Model-Based vs Model-Free
Do not get confused between the policy models we train and the “model” we are using here. The term is over-loaded. When we talk of models here, we talk of learning the environment and the rewards from it.
The core distinction between model-based and model-free is whether you have a learned model of the environment, or whether you are interacting with the environment directly and gleaning rewards from those experiences.
Imagine you are training a robot to play basketball. You can take as many shots at the basket as you’d like. You are not in a data-constrained regime, but simulating all the interactions between a basketball and the basket is not a trivial task. This is an excellent domain for model-free RL— training data is easy to collect directly.
But instead imagine you couldn’t actually collect that many training data points directly. You need to somehow be more sample efficient — get more bang for your buck every time your robot shoots. Instead, you’d teach the robot about gravity, and acceleration, and air resistance. Then, the robot will build a mental model of what will happen when it throws the ball. This will hopefully help it get more good shots. This is model-based RL.
Note that a lot of model-free methods still interact with simulations of environments — in self-driving, for example, models are trained in simulations. This is still model-free learning, since the model is not leveraging an environment model to get predictions about future rewards.
Here is the split: If the only way to learn the rewards from an action is to take that action, the algorithm is model-free. If instead you can call out to another environment model to get the value of an action, then it is model-based.
Learning Values vs Policies
In model-free training, you can really learn two things:
- What is the value of the current state I am in? That is, how close is this state to my goal?
- What is the value of the action I am considering? Will it get me closer to my goal?
And you can also learn both simultaneously.
What is the difference? When your action space is finite and discrete, such that you can assign a number to each state, you have clear final rewards, or perhaps you need guarantees about finding the optimal policy — value learning is your friend.

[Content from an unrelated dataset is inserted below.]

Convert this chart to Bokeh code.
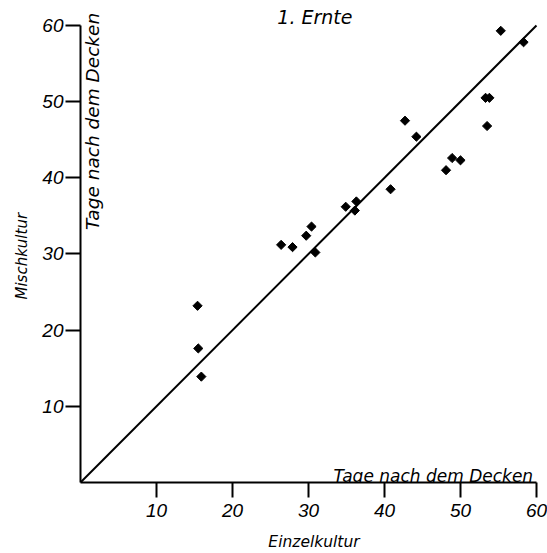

On the other hand, policy learning is for when you have continuous or high-dimensional action spaces and your search space is very large. The optimal policy might be stochastic, or the reward structure might be complex or sparse. Policy learning adapts to these as well.
On-Policy vs Off-Policy
On-policy learning means the agent learns directly from actions it took using its current policy. The policy being improved is the same one generating the behavior. Conversely, off-policy learning means the agent can learn from actions that came from a different policy (behavior policy) than the one being optimized (target policy).
This means that an off-policy algorithm can learn from old trajectories or from an expert’s trajectories, but an on-policy model must learn from their own actions.
Off-policy algorithms therefore allow re-using data or alternative data collection strategies, which can be helpful for bootstrapping models or learning more efficiently. However, off-policy algorithms can also be unstable if there is a mismatch between the behavior policy generating data and the target policy being learned. On-policy methods also naturally balance the exploration-exploitation tradeoff, but this needs to be carefully tailored in off-policy algorithms.
Pop Quiz: What is AlphaGo?
I think it’s helpful to try to categorize AlphaGo with everything we’ve learned today! So, how does AlphaGo work? It has two phases:
- Sampling Phase: You play a ton of games with a policy and value model and collect trajectories and final rewards (win/lose).
- Training Phase: You train the policy model upon the trajectories and the value model over their corresponding rewards.
There is an additional detail about using Monte-Carlo Tree Search at the sampling phase to 1/ make better moves by trying out a bunch of them, and 2/ get a scoring distribution over sets of next actions to use in fine-tuning — but we will skip these details for now to focus on our core task.
Is AlphaGo on-policy or off-policy? Note how the sampling phase and the fine-tuning phases are different. The policy that took those actions in the sampling phase is not the policy that will consume them at iteration 20 (for instance) of the training phase. Therefore, AlphaGo is an off-policy algorithm.
Does AlphaGo learn a policy directly or a value function? As you read above… both! It learns a value function over states and a policy function over next actions. So AlphaGo is both a policy learning and value learning algorithm.
Is AlphaGo Model-Based or Model-Free? Hint: Trick question. It’s both! For the model itself, we’re not leveraging the simulator for anything beyond taking many actions. However, when using Monte Carlo Tree Search on top, we’re retaining information about previous series of actions that educate the model on what to do next (”this branch is bad, this branch is good…”). So AlphaGo is both model-free and model-based.
Conclusion
I like AlphaGo as an example that these categories are helpful to think through tradeoffs, but not strict. For every trade-off, the current choice might be either, both, or neither, or one at first then moving to the second technique, and so on.
In a domain of research as storied and long-standing as reinforcement learning, almost every rule comes with a paper that is its exception.